▼

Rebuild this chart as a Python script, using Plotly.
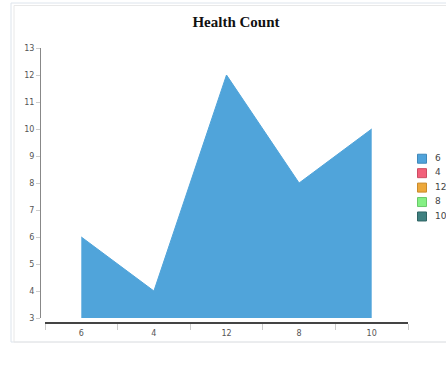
import plotly.graph_objects as go

# ---- data ----
categories = ["6", "4", "12", "8", "10"]
values = [6, 4, 12, 8, 10]
legend_labels = ["6", "4", "12", "8", "10"]
y_ticks = list(range(3, 14))

# ---- styles ----
AREA_COLOR = "#50a4da"
LEGEND_COLORS = ["#4fa3db", "#f2607a", "#eda83a", "#84f084", "#3f8080"]
LEGEND_BORDERS = ["#3f88ba", "#cc4c62", "#c98a2c", "#6ac86a", "#2f6464"]
LEGEND_TEXT_OFFSET = 13

W, H = 446, 381
ML, MR, MT, MB = 40, 0, 48, 58
PW = W - ML - MR
PH = H - MT - MB


def px_x(p):
    return (p - ML) / PW


def px_y(p):
    return (H - MB - p) / PH


fig = go.Figure()

fig.add_trace(go.Scatter(
    x=categories, y=values, mode="lines", fill="tozeroy",
    fillcolor=AREA_COLOR, line=dict(color=AREA_COLOR, width=1),
    showlegend=False, hoverinfo="skip", xaxis="x", yaxis="y",
))

# legend drawn as a small subplot: swatches, then their labels
fig.add_trace(go.Scatter(
    x=[0] * len(legend_labels), y=legend_labels, mode="markers",
    marker=dict(symbol="square", size=9, color=LEGEND_COLORS,
                line=dict(color=LEGEND_BORDERS, width=1)),
    showlegend=False, hoverinfo="skip", xaxis="x2", yaxis="y2",
    cliponaxis=False,
))
fig.add_trace(go.Scatter(
    x=[LEGEND_TEXT_OFFSET] * len(legend_labels), y=legend_labels, mode="text",
    text=legend_labels, textposition="middle right",
    textfont=dict(family="DejaVu Sans", size=9, color="#444"),
    showlegend=False, hoverinfo="skip", xaxis="x2", yaxis="y2",
    cliponaxis=False,
))

tick_font = dict(family="DejaVu Sans", size=8, color="#555")

fig.update_layout(
    width=W, height=H,
    margin=dict(l=ML, r=MR, t=MT, b=MB),
    paper_bgcolor="white", plot_bgcolor="white",
    title=dict(text="Health Count", x=236 / W, xref="container", xanchor="center",
               y=1 - 22 / H, yref="container", yanchor="middle",
               font=dict(family="Liberation Serif", size=15, color="#111", weight="bold")),
    xaxis=dict(
        type="category", categoryorder="array", categoryarray=categories,
        range=[-0.5, len(categories) - 0.5],
        domain=[px_x(45), px_x(408)], anchor="free", position=0,
        showline=True, linecolor="#444", linewidth=1.5,
        ticks="outside", tickson="boundaries", ticklen=6, tickcolor="#ccc",
        ticklabelstandoff=3,
        showgrid=False, zeroline=False, tickfont=tick_font,
    ),
    yaxis=dict(
        range=[3, 13], tickvals=y_ticks,
        domain=[px_y(318), px_y(48)], anchor="free", position=0,
        showline=True, linecolor="#888", linewidth=1,
        ticks="outside", ticklen=4, tickcolor="#ccc",
        showgrid=False, zeroline=False, tickfont=tick_font,
    ),
    xaxis2=dict(domain=[px_x(412), 1], range=[-10, 24], anchor="y2",
                visible=False, fixedrange=True),
    yaxis2=dict(type="category", categoryorder="array", categoryarray=legend_labels,
                range=[len(legend_labels) - 0.5, -0.5],
                domain=[px_y(223.7), px_y(151.5)], anchor="x2",
                visible=False, fixedrange=True),
    shapes=[
        dict(type="rect", xref="paper", yref="paper",
             x0=px_x(11), x1=px_x(520), y0=px_y(342), y1=px_y(3),
             line=dict(color="#dde4ec", width=1), layer="below"),
        dict(type="rect", xref="paper", yref="paper",
             x0=px_x(14), x1=px_x(520), y0=px_y(342), y1=px_y(5.5),
             line=dict(color="#e8e8e8", width=1), layer="below"),
    ],
    showlegend=False,
)

fig.write_html(
    "out.html",
    config={"displayModeBar": False},
    post_script="document.body.style.margin='0px';document.body.style.padding='0px';",
)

▲

Copy out all the data exactly; skip the pictures.

Solution for this problem:
Rebuild this chart as a Python script, using Plotly.
import plotly.graph_objects as go

# ---- data ----
categories = ["6", "4", "12", "8", "10"]
values = [6, 4, 12, 8, 10]
legend_labels = ["6", "4", "12", "8", "10"]
y_ticks = list(range(3, 14))

# ---- styles ----
AREA_COLOR = "#50a4da"
LEGEND_COLORS = ["#4fa3db", "#f2607a", "#eda83a", "#84f084", "#3f8080"]
LEGEND_BORDERS = ["#3f88ba", "#cc4c62", "#c98a2c", "#6ac86a", "#2f6464"]
LEGEND_TEXT_OFFSET = 13

W, H = 446, 381
ML, MR, MT, MB = 40, 0, 48, 58
PW = W - ML - MR
PH = H - MT - MB


def px_x(p):
    return (p - ML) / PW


def px_y(p):
    return (H - MB - p) / PH


fig = go.Figure()

fig.add_trace(go.Scatter(
    x=categories, y=values, mode="lines", fill="tozeroy",
    fillcolor=AREA_COLOR, line=dict(color=AREA_COLOR, width=1),
    showlegend=False, hoverinfo="skip", xaxis="x", yaxis="y",
))

# legend drawn as a small subplot: swatches, then their labels
fig.add_trace(go.Scatter(
    x=[0] * len(legend_labels), y=legend_labels, mode="markers",
    marker=dict(symbol="square", size=9, color=LEGEND_COLORS,
                line=dict(color=LEGEND_BORDERS, width=1)),
    showlegend=False, hoverinfo="skip", xaxis="x2", yaxis="y2",
    cliponaxis=False,
))
fig.add_trace(go.Scatter(
    x=[LEGEND_TEXT_OFFSET] * len(legend_labels), y=legend_labels, mode="text",
    text=legend_labels, textposition="middle right",
    textfont=dict(family="DejaVu Sans", size=9, color="#444"),
    showlegend=False, hoverinfo="skip", xaxis="x2", yaxis="y2",
    cliponaxis=False,
))

tick_font = dict(family="DejaVu Sans", size=8, color="#555")

fig.update_layout(
    width=W, height=H,
    margin=dict(l=ML, r=MR, t=MT, b=MB),
    paper_bgcolor="white", plot_bgcolor="white",
    title=dict(text="Health Count", x=236 / W, xref="container", xanchor="center",
               y=1 - 22 / H, yref="container", yanchor="middle",
               font=dict(family="Liberation Serif", size=15, color="#111", weight="bold")),
    xaxis=dict(
        type="category", categoryorder="array", categoryarray=categories,
        range=[-0.5, len(categories) - 0.5],
        domain=[px_x(45), px_x(408)], anchor="free", position=0,
        showline=True, linecolor="#444", linewidth=1.5,
        ticks="outside", tickson="boundaries", ticklen=6, tickcolor="#ccc",
        ticklabelstandoff=3,
        showgrid=False, zeroline=False, tickfont=tick_font,
    ),
    yaxis=dict(
        range=[3, 13], tickvals=y_ticks,
        domain=[px_y(318), px_y(48)], anchor="free", position=0,
        showline=True, linecolor="#888", linewidth=1,
        ticks="outside", ticklen=4, tickcolor="#ccc",
        showgrid=False, zeroline=False, tickfont=tick_font,
    ),
    xaxis2=dict(domain=[px_x(412), 1], range=[-10, 24], anchor="y2",
                visible=False, fixedrange=True),
    yaxis2=dict(type="category", categoryorder="array", categoryarray=legend_labels,
                range=[len(legend_labels) - 0.5, -0.5],
                domain=[px_y(223.7), px_y(151.5)], anchor="x2",
                visible=False, fixedrange=True),
    shapes=[
        dict(type="rect", xref="paper", yref="paper",
             x0=px_x(11), x1=px_x(520), y0=px_y(342), y1=px_y(3),
             line=dict(color="#dde4ec", width=1), layer="below"),
        dict(type="rect", xref="paper", yref="paper",
             x0=px_x(14), x1=px_x(520), y0=px_y(342), y1=px_y(5.5),
             line=dict(color="#e8e8e8", width=1), layer="below"),
    ],
    showlegend=False,
)

fig.write_html(
    "out.html",
    config={"displayModeBar": False},
    post_script="document.body.style.margin='0px';document.body.style.padding='0px';",
)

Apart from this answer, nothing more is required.